◆ **Goal**: Quote the whole listing word for word. Do not include the pictures.

◆ **Data shown**:
>> begin
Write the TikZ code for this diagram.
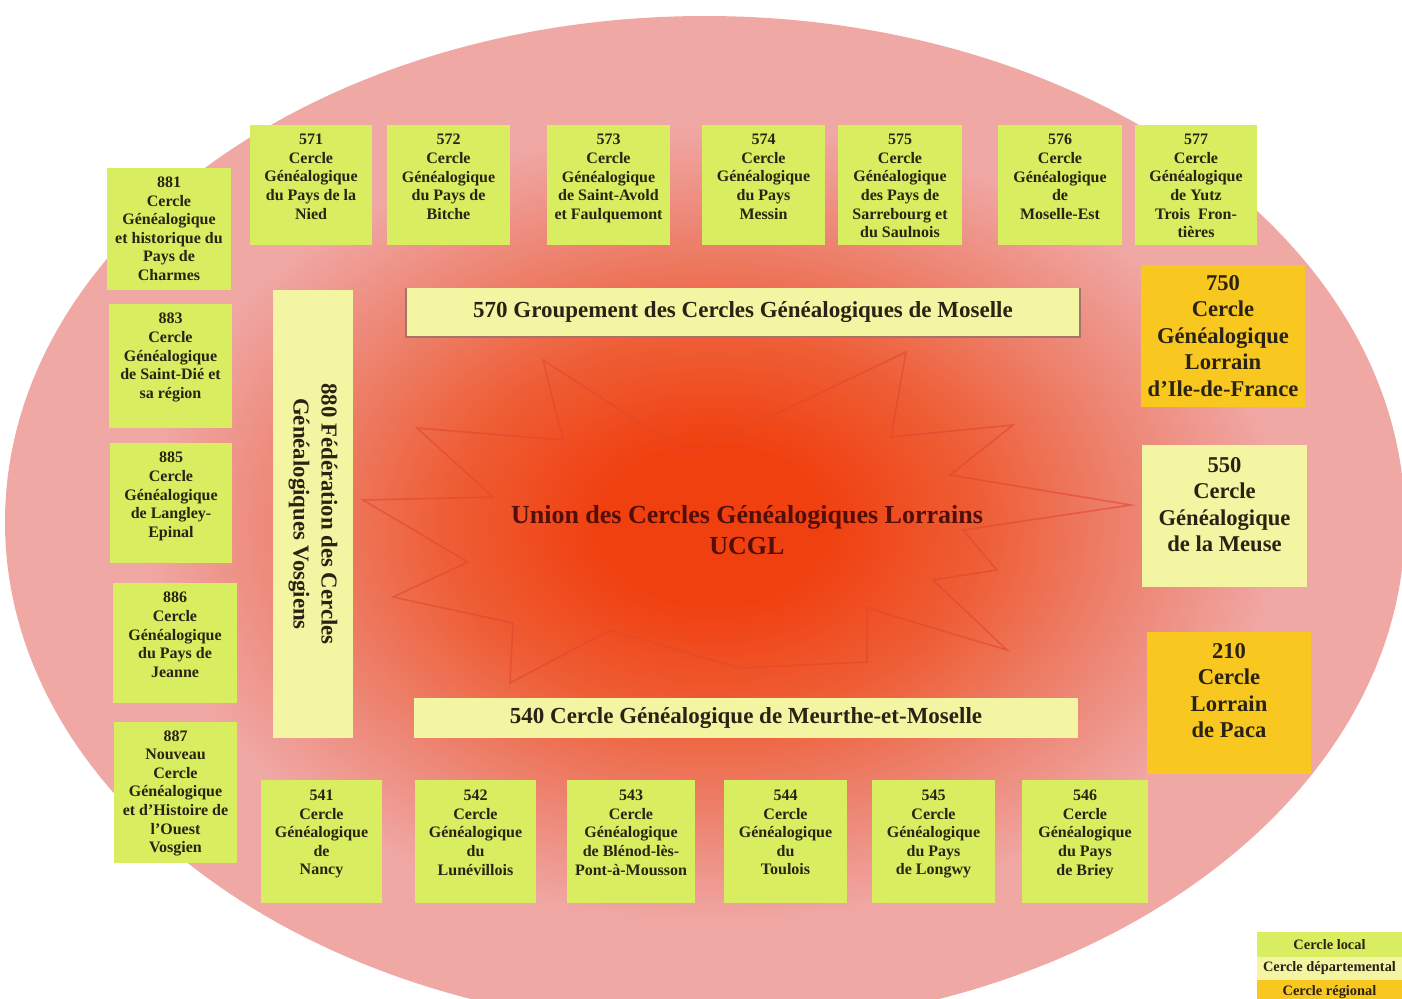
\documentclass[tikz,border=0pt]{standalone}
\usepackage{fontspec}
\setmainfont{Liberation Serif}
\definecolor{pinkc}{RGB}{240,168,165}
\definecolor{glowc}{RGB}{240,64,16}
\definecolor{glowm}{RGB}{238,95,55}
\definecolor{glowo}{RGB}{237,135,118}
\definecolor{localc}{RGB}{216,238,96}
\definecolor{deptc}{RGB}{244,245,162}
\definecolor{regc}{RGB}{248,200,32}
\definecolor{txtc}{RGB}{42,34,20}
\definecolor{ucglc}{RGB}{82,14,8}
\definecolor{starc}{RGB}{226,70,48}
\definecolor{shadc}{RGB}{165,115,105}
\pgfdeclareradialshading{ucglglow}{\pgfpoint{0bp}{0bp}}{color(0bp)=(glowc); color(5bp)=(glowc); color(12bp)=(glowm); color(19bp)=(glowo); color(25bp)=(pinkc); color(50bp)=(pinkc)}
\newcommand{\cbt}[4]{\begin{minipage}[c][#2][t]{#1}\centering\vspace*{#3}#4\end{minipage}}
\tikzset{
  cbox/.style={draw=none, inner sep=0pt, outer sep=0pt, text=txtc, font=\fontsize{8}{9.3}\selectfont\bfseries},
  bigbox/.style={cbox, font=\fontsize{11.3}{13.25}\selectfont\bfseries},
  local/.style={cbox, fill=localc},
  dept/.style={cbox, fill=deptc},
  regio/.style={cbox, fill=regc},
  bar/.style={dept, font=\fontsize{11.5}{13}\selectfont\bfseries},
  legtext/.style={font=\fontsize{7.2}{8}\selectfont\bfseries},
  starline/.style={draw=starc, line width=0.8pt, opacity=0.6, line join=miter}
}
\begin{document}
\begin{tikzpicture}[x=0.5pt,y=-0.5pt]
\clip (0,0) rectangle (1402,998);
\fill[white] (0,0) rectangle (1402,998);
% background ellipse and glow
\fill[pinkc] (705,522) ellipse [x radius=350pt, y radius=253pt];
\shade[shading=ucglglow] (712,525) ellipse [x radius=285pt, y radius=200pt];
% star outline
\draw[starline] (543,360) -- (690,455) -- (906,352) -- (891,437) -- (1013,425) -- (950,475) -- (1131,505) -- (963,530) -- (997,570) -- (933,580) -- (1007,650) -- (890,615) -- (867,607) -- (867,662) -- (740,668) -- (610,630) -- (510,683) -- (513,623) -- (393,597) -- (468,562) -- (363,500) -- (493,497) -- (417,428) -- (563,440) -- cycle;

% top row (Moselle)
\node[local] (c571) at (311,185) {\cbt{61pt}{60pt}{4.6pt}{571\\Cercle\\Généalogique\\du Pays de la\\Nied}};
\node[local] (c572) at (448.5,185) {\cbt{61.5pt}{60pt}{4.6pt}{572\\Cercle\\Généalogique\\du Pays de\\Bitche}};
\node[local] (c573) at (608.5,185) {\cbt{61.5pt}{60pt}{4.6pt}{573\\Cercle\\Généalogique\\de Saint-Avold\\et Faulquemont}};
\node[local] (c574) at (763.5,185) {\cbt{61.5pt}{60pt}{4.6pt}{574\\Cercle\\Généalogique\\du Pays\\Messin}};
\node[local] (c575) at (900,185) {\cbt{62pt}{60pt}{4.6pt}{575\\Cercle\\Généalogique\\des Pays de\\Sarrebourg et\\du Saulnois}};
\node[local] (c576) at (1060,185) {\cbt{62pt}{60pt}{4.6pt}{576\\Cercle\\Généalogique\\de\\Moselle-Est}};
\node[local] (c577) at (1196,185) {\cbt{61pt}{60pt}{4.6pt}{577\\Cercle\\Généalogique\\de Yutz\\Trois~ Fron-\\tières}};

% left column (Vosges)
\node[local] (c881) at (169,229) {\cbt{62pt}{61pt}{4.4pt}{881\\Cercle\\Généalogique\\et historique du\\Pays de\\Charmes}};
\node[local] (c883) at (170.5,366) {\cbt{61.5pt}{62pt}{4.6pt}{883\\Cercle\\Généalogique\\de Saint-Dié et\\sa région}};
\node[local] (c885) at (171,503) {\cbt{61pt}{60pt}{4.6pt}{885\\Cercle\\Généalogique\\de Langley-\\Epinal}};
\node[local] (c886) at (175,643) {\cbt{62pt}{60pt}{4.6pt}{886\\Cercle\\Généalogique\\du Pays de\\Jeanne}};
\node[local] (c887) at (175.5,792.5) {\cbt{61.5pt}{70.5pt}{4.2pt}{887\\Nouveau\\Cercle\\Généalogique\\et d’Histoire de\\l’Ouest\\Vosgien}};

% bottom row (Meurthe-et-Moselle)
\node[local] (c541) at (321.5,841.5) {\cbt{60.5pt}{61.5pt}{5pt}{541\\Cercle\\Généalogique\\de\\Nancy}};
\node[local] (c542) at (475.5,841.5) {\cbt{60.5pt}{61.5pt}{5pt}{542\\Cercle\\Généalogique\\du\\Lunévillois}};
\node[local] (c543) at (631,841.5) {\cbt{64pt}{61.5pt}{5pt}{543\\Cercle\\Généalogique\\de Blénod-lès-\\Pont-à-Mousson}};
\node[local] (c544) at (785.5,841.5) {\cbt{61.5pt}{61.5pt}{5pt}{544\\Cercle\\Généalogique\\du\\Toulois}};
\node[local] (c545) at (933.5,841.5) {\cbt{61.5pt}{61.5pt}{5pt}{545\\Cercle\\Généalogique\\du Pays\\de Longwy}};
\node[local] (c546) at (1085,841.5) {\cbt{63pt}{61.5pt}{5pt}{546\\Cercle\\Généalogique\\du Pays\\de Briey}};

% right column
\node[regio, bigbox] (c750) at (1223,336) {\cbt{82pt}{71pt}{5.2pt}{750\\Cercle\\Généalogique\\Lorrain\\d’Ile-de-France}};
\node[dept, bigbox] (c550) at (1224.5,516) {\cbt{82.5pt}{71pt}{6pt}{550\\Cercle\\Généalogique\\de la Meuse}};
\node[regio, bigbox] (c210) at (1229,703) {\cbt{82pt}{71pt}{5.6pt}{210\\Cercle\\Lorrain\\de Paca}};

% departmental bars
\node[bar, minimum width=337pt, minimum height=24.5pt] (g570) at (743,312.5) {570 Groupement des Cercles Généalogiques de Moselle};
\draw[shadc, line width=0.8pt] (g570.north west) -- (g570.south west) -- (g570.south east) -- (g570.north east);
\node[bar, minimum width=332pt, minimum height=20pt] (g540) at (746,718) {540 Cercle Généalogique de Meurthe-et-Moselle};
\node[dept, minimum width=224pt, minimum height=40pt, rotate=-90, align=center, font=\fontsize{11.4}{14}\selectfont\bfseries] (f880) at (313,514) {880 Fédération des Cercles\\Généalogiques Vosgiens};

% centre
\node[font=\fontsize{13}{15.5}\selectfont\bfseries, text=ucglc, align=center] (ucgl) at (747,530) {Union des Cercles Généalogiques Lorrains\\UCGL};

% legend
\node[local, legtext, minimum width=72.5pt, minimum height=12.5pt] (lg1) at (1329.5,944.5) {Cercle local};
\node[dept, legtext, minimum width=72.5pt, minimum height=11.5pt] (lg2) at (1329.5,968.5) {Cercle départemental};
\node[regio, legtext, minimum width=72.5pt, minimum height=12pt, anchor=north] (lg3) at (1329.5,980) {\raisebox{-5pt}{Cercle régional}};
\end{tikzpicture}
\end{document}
>> end
◆ **The answer**:
Write the TikZ code for this diagram.
\documentclass[tikz,border=0pt]{standalone}
\usepackage{fontspec}
\setmainfont{Liberation Serif}
\definecolor{pinkc}{RGB}{240,168,165}
\definecolor{glowc}{RGB}{240,64,16}
\definecolor{glowm}{RGB}{238,95,55}
\definecolor{glowo}{RGB}{237,135,118}
\definecolor{localc}{RGB}{216,238,96}
\definecolor{deptc}{RGB}{244,245,162}
\definecolor{regc}{RGB}{248,200,32}
\definecolor{txtc}{RGB}{42,34,20}
\definecolor{ucglc}{RGB}{82,14,8}
\definecolor{starc}{RGB}{226,70,48}
\definecolor{shadc}{RGB}{165,115,105}
\pgfdeclareradialshading{ucglglow}{\pgfpoint{0bp}{0bp}}{color(0bp)=(glowc); color(5bp)=(glowc); color(12bp)=(glowm); color(19bp)=(glowo); color(25bp)=(pinkc); color(50bp)=(pinkc)}
\newcommand{\cbt}[4]{\begin{minipage}[c][#2][t]{#1}\centering\vspace*{#3}#4\end{minipage}}
\tikzset{
  cbox/.style={draw=none, inner sep=0pt, outer sep=0pt, text=txtc, font=\fontsize{8}{9.3}\selectfont\bfseries},
  bigbox/.style={cbox, font=\fontsize{11.3}{13.25}\selectfont\bfseries},
  local/.style={cbox, fill=localc},
  dept/.style={cbox, fill=deptc},
  regio/.style={cbox, fill=regc},
  bar/.style={dept, font=\fontsize{11.5}{13}\selectfont\bfseries},
  legtext/.style={font=\fontsize{7.2}{8}\selectfont\bfseries},
  starline/.style={draw=starc, line width=0.8pt, opacity=0.6, line join=miter}
}
\begin{document}
\begin{tikzpicture}[x=0.5pt,y=-0.5pt]
\clip (0,0) rectangle (1402,998);
\fill[white] (0,0) rectangle (1402,998);
% background ellipse and glow
\fill[pinkc] (705,522) ellipse [x radius=350pt, y radius=253pt];
\shade[shading=ucglglow] (712,525) ellipse [x radius=285pt, y radius=200pt];
% star outline
\draw[starline] (543,360) -- (690,455) -- (906,352) -- (891,437) -- (1013,425) -- (950,475) -- (1131,505) -- (963,530) -- (997,570) -- (933,580) -- (1007,650) -- (890,615) -- (867,607) -- (867,662) -- (740,668) -- (610,630) -- (510,683) -- (513,623) -- (393,597) -- (468,562) -- (363,500) -- (493,497) -- (417,428) -- (563,440) -- cycle;

% top row (Moselle)
\node[local] (c571) at (311,185) {\cbt{61pt}{60pt}{4.6pt}{571\\Cercle\\Généalogique\\du Pays de la\\Nied}};
\node[local] (c572) at (448.5,185) {\cbt{61.5pt}{60pt}{4.6pt}{572\\Cercle\\Généalogique\\du Pays de\\Bitche}};
\node[local] (c573) at (608.5,185) {\cbt{61.5pt}{60pt}{4.6pt}{573\\Cercle\\Généalogique\\de Saint-Avold\\et Faulquemont}};
\node[local] (c574) at (763.5,185) {\cbt{61.5pt}{60pt}{4.6pt}{574\\Cercle\\Généalogique\\du Pays\\Messin}};
\node[local] (c575) at (900,185) {\cbt{62pt}{60pt}{4.6pt}{575\\Cercle\\Généalogique\\des Pays de\\Sarrebourg et\\du Saulnois}};
\node[local] (c576) at (1060,185) {\cbt{62pt}{60pt}{4.6pt}{576\\Cercle\\Généalogique\\de\\Moselle-Est}};
\node[local] (c577) at (1196,185) {\cbt{61pt}{60pt}{4.6pt}{577\\Cercle\\Généalogique\\de Yutz\\Trois~ Fron-\\tières}};

% left column (Vosges)
\node[local] (c881) at (169,229) {\cbt{62pt}{61pt}{4.4pt}{881\\Cercle\\Généalogique\\et historique du\\Pays de\\Charmes}};
\node[local] (c883) at (170.5,366) {\cbt{61.5pt}{62pt}{4.6pt}{883\\Cercle\\Généalogique\\de Saint-Dié et\\sa région}};
\node[local] (c885) at (171,503) {\cbt{61pt}{60pt}{4.6pt}{885\\Cercle\\Généalogique\\de Langley-\\Epinal}};
\node[local] (c886) at (175,643) {\cbt{62pt}{60pt}{4.6pt}{886\\Cercle\\Généalogique\\du Pays de\\Jeanne}};
\node[local] (c887) at (175.5,792.5) {\cbt{61.5pt}{70.5pt}{4.2pt}{887\\Nouveau\\Cercle\\Généalogique\\et d’Histoire de\\l’Ouest\\Vosgien}};

% bottom row (Meurthe-et-Moselle)
\node[local] (c541) at (321.5,841.5) {\cbt{60.5pt}{61.5pt}{5pt}{541\\Cercle\\Généalogique\\de\\Nancy}};
\node[local] (c542) at (475.5,841.5) {\cbt{60.5pt}{61.5pt}{5pt}{542\\Cercle\\Généalogique\\du\\Lunévillois}};
\node[local] (c543) at (631,841.5) {\cbt{64pt}{61.5pt}{5pt}{543\\Cercle\\Généalogique\\de Blénod-lès-\\Pont-à-Mousson}};
\node[local] (c544) at (785.5,841.5) {\cbt{61.5pt}{61.5pt}{5pt}{544\\Cercle\\Généalogique\\du\\Toulois}};
\node[local] (c545) at (933.5,841.5) {\cbt{61.5pt}{61.5pt}{5pt}{545\\Cercle\\Généalogique\\du Pays\\de Longwy}};
\node[local] (c546) at (1085,841.5) {\cbt{63pt}{61.5pt}{5pt}{546\\Cercle\\Généalogique\\du Pays\\de Briey}};

% right column
\node[regio, bigbox] (c750) at (1223,336) {\cbt{82pt}{71pt}{5.2pt}{750\\Cercle\\Généalogique\\Lorrain\\d’Ile-de-France}};
\node[dept, bigbox] (c550) at (1224.5,516) {\cbt{82.5pt}{71pt}{6pt}{550\\Cercle\\Généalogique\\de la Meuse}};
\node[regio, bigbox] (c210) at (1229,703) {\cbt{82pt}{71pt}{5.6pt}{210\\Cercle\\Lorrain\\de Paca}};

% departmental bars
\node[bar, minimum width=337pt, minimum height=24.5pt] (g570) at (743,312.5) {570 Groupement des Cercles Généalogiques de Moselle};
\draw[shadc, line width=0.8pt] (g570.north west) -- (g570.south west) -- (g570.south east) -- (g570.north east);
\node[bar, minimum width=332pt, minimum height=20pt] (g540) at (746,718) {540 Cercle Généalogique de Meurthe-et-Moselle};
\node[dept, minimum width=224pt, minimum height=40pt, rotate=-90, align=center, font=\fontsize{11.4}{14}\selectfont\bfseries] (f880) at (313,514) {880 Fédération des Cercles\\Généalogiques Vosgiens};

% centre
\node[font=\fontsize{13}{15.5}\selectfont\bfseries, text=ucglc, align=center] (ucgl) at (747,530) {Union des Cercles Généalogiques Lorrains\\UCGL};

% legend
\node[local, legtext, minimum width=72.5pt, minimum height=12.5pt] (lg1) at (1329.5,944.5) {Cercle local};
\node[dept, legtext, minimum width=72.5pt, minimum height=11.5pt] (lg2) at (1329.5,968.5) {Cercle départemental};
\node[regio, legtext, minimum width=72.5pt, minimum height=12pt, anchor=north] (lg3) at (1329.5,980) {\raisebox{-5pt}{Cercle régional}};
\end{tikzpicture}
\end{document}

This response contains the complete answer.